2.3.06

Jantar de amigos

Parecia uma barata tonta, mas o seu olhar tinha destinatários bem definidos - foi assim que ele entrou pelo restaurante, cabeça no ar, um caixadóculos perdido - os seus amigos. Tinham combinado tudo pelo telefone, oito e meia, no lugar de sempre, três anos depois. M. trabalhava agora numa galeria de arte da capital e dava-se bem, no meio dos artistas. F. e J. tinham ido viver para Barcelona, agregados aos escritórios centrais da sua empresa comprada por uma multinacional espanhola - três anos depois voltavam ao lugar do crime, à mesa de restaurante onde todos tinham nascido de vez. Ele, o caixadóculos, era o único que mantinha a tradição de filhote da terra, gerente das catorze empresas que o avô deixara e o pai aumentara, uma constante correria entre telefones de várias cores para definir os destinatários, obcecado pelo trabalho, solteiro para lá das raízes dos cabelos. Aquele jantar, três anos depois, era o seu regresso à vida, bem se vê- todos os outros tinham ido em busca de sonhos mais ou menos pincelados por fauvistas, só ele se tinha deixado ficar a viver o paraíso com os pés na terra - e assim, pela primeira vez desde o último jantar onde todos tinham estado juntos, desligou os telemóveis. Parecia uma barata tonta, quando entrou, mas ao fim de seis passos perdidos pelo hall do restaurante, deu de caras com a mesa onde F. e J. já os esperavam, no preciso momento em que sentiu uma mão nas suas costas que, pelo modo de pousar, só poderia ser a de M. . Três anos depois, a nascer outra vez.

3 Comments:

Blogger Sol said...

Tão saborosos esses jantares...

5:13 da tarde  
Anonymous Anónimo said...

Nunca tive um jantar assim. Ou pelo menos parecido com isso.

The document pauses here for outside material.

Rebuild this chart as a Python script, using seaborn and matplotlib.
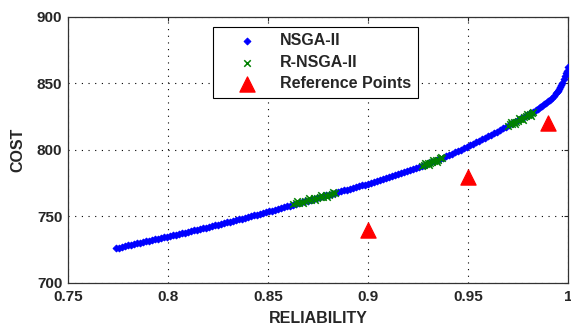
import numpy as np
import pandas as pd
import seaborn as sns
import matplotlib
matplotlib.use("Agg")
import matplotlib.pyplot as plt

# NSGA-II pareto front
nsga_rel = [0.774, 0.777, 0.780, 0.783, 0.786, 0.789, 0.792, 0.795, 0.798, 0.801,
            0.804, 0.807, 0.810, 0.813, 0.816, 0.819, 0.822, 0.825, 0.828, 0.831,
            0.834, 0.837, 0.840, 0.843, 0.846, 0.849, 0.852, 0.855, 0.858, 0.861,
            0.864, 0.867, 0.870, 0.873, 0.876, 0.879, 0.882, 0.885, 0.888, 0.891,
            0.894, 0.897, 0.900, 0.903, 0.906, 0.909, 0.912, 0.915, 0.918, 0.921,
            0.924, 0.927, 0.930, 0.933, 0.936, 0.939, 0.942, 0.945, 0.948, 0.951,
            0.954, 0.957, 0.960, 0.963, 0.966, 0.969, 0.972, 0.975, 0.978, 0.981,
            0.984, 0.986, 0.988, 0.990, 0.992, 0.994, 0.995, 0.996, 0.997, 0.998,
            0.9985, 0.999, 0.9995, 1.000]
nsga_cost = [726.0, 727.1, 728.2, 729.2, 730.2, 731.3, 732.3, 733.3, 734.3, 735.3,
             736.4, 737.4, 738.5, 739.5, 740.6, 741.7, 742.8, 743.9, 745.0, 746.1,
             747.3, 748.4, 749.6, 750.8, 752.0, 753.2, 754.4, 755.7, 756.9, 758.1,
             759.4, 760.7, 762.0, 763.3, 764.5, 765.8, 767.0, 768.3, 769.6, 770.8,
             772.1, 773.4, 774.7, 776.0, 777.4, 778.8, 780.3, 781.8, 783.4, 785.0,
             786.6, 788.2, 789.9, 791.6, 793.4, 795.3, 797.2, 799.2, 801.3, 803.5,
             805.7, 808.0, 810.3, 812.6, 815.0, 817.4, 819.9, 822.4, 825.0, 827.6,
             830.3, 832.0, 834.2, 836.5, 839.0, 842.5, 844.5, 847.0, 850.0, 853.5,
             855.5, 857.5, 859.5, 862.0]
# more NSGA-II solutions lying between the ones above
nsga_rel_b = [0.7755, 0.7785, 0.7815, 0.7845, 0.7875, 0.7905, 0.7935, 0.7965, 0.7995, 0.8025,
              0.8055, 0.8085, 0.8115, 0.8145, 0.8175, 0.8205, 0.8235, 0.8265, 0.8295, 0.8325,
              0.8355, 0.8385, 0.8415, 0.8445, 0.8475, 0.8505, 0.8535, 0.8565, 0.8595, 0.8625,
              0.8655, 0.8685, 0.8715, 0.8745, 0.8775, 0.8805, 0.8835, 0.8865, 0.8895, 0.8925,
              0.8955, 0.8985, 0.9015, 0.9045, 0.9075, 0.9105, 0.9135, 0.9165, 0.9195, 0.9225,
              0.9255, 0.9285, 0.9315, 0.9345, 0.9375, 0.9405, 0.9435, 0.9465, 0.9495, 0.9525,
              0.9555, 0.9585, 0.9615, 0.9645, 0.9675, 0.9705, 0.9735, 0.9765, 0.9795, 0.9825,
              0.985, 0.987, 0.989, 0.991, 0.993, 0.9945, 0.9955, 0.9965]
nsga_cost_b = [726.5, 727.6, 728.7, 729.7, 730.7, 731.8, 732.8, 733.8, 734.8, 735.8,
               736.9, 737.9, 739.0, 740.0, 741.1, 742.2, 743.3, 744.4, 745.5, 746.7,
               747.8, 749.0, 750.2, 751.4, 752.6, 753.8, 755.0, 756.3, 757.5, 758.7,
               760.0, 761.3, 762.6, 763.9, 765.1, 766.4, 767.6, 768.9, 770.2, 771.4,
               772.7, 774.0, 775.3, 776.7, 778.1, 779.5, 781.0, 782.6, 784.2, 785.8,
               787.4, 789.0, 790.7, 792.5, 794.3, 796.2, 798.2, 800.2, 802.4, 804.6,
               806.8, 809.1, 811.4, 813.8, 816.2, 818.6, 821.1, 823.7, 826.3, 828.9,
               831.1, 833.1, 835.3, 837.7, 840.7, 843.5, 845.7, 848.5]

# R-NSGA-II clusters around the reference points
rnsga_rel = [0.8625, 0.864, 0.8655, 0.867, 0.8685, 0.870, 0.8715, 0.873, 0.8745, 0.876,
             0.8775, 0.879, 0.8805, 0.882, 0.8835,
             0.8645, 0.8675, 0.8705, 0.8735, 0.8765, 0.8795, 0.8825,
             0.927, 0.928, 0.929, 0.930, 0.931, 0.932, 0.933, 0.934, 0.935, 0.936, 0.937,
             0.9285, 0.9305, 0.9325, 0.9345, 0.9365,
             0.970, 0.971, 0.972, 0.973, 0.974, 0.975, 0.976, 0.977, 0.978, 0.979,
             0.980, 0.981, 0.982, 0.9825,
             0.9715, 0.9735, 0.9755, 0.9775, 0.9795, 0.9815]
rnsga_cost = [759.0, 760.0, 760.3, 761.2, 761.6, 762.4, 762.7, 763.6, 763.9, 764.7,
              765.0, 765.9, 766.3, 767.1, 767.4,
              761.4, 759.9, 764.0, 762.3, 766.1, 764.4, 768.4,
              788.0, 788.9, 789.1, 790.1, 790.3, 791.3, 791.4, 792.5, 792.6, 793.7, 793.9,
              790.5, 789.0, 792.8, 791.0, 795.0,
              818.0, 819.2, 819.6, 820.7, 821.2, 822.0, 823.0, 823.6, 824.8, 825.2,
              826.4, 826.9, 828.0, 828.5,
              820.8, 819.5, 823.9, 822.3, 827.3, 825.6]

# reference points
ref_rel = [0.90, 0.95, 0.99]
ref_cost = [740, 780, 820]

nsga = pd.DataFrame({'reliability': nsga_rel + nsga_rel_b, 'cost': nsga_cost + nsga_cost_b})
nsga = nsga.sort_values('reliability')
rnsga = pd.DataFrame({'reliability': rnsga_rel, 'cost': rnsga_cost})
refs = pd.DataFrame({'reliability': ref_rel, 'cost': ref_cost})

sns.set_style("white")
plt.rcParams['font.family'] = ['Liberation Sans', 'DejaVu Sans']
plt.rcParams['font.weight'] = 'bold'

fig = plt.figure(figsize=(5.71, 3.26), dpi=100)
ax = fig.add_axes([0.119, 0.132, 0.876, 0.816])

sns.scatterplot(data=nsga, x='reliability', y='cost', marker='D', s=12,
                color='#0000ff', edgecolor='#0000ff', linewidth=0.7, label='NSGA-II', ax=ax, zorder=3)
sns.scatterplot(data=rnsga, x='reliability', y='cost', marker='x', s=22,
                color='#008000', linewidth=1.1, label='R-NSGA-II', ax=ax, zorder=4)
sns.scatterplot(data=refs, x='reliability', y='cost', marker='^', s=120,
                color='#ff0000', edgecolor='#ff0000', label='Reference Points', ax=ax, zorder=5)

ax.set_xlim(0.75, 1.0)
ax.set_ylim(700, 900)
ax.set_xticks([0.75, 0.8, 0.85, 0.9, 0.95, 1.0])
ax.set_xticklabels(['0.75', '0.8', '0.85', '0.9', '0.95', '1'])
ax.set_yticks([700, 750, 800, 850, 900])
ax.tick_params(direction='in', length=3, top=True, right=True, labelsize=11)
ax.tick_params(axis='x', pad=5)
ax.tick_params(axis='y', pad=4)
for lab in ax.get_xticklabels() + ax.get_yticklabels():
    lab.set_fontweight('bold')
ax.grid(True, color='black', linestyle=(0, (1, 5)), linewidth=0.8)
for sp in ax.spines.values():
    sp.set_color('#333333')
    sp.set_linewidth(0.9)

ax.set_xlabel('RELIABILITY', fontsize=11.5, fontweight='bold', labelpad=5)
ax.set_ylabel('COST', fontsize=11.5, fontweight='bold', labelpad=8)

leg = ax.legend(loc='upper left', bbox_to_anchor=(0.29, 0.962), borderaxespad=0,
                fancybox=False, edgecolor='black', framealpha=1, fontsize=11.5,
                handlelength=3.5, handletextpad=0.3, labelspacing=0.4, borderpad=0.4)
leg.get_frame().set_linewidth(0.8)
for t in leg.get_texts():
    t.set_fontweight('bold')

fig.savefig('out.png', dpi=100)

Mas consigo imaginar o caixa-de-óculos, muito racional, muito ponderado, muito timido, muito "certinho" e talvez até o "betinho do grupo". Imagino-a a ela, bonita, sensata, talentosa. Essa história já muito pouco se repete, mas ainda preenche os sonhos de muita gente, ou então, só os meus. ..

É deliciosa.
*

Ah muito tempo que não cá vinha, peço desculpa. Nem sempre partilho das mesmas opiniões, e nem sempre, sinto as coisas da mesma maneira. O meu mundo é outro. Completamente diferente. Por isso nem sempre me sinto bem em vir cá comentar. Desculpem aos autores, que fazem um belo trabalho

* * * * * *

8:14 da tarde  
Blogger joana said...

17 anos dps de me licenciar combinei com as minhas colegas de estudo de então almoçarmos uma x por mês. E temos cumprido. Engraçado, dá a sensação que o tempo não passou assim tão depressa.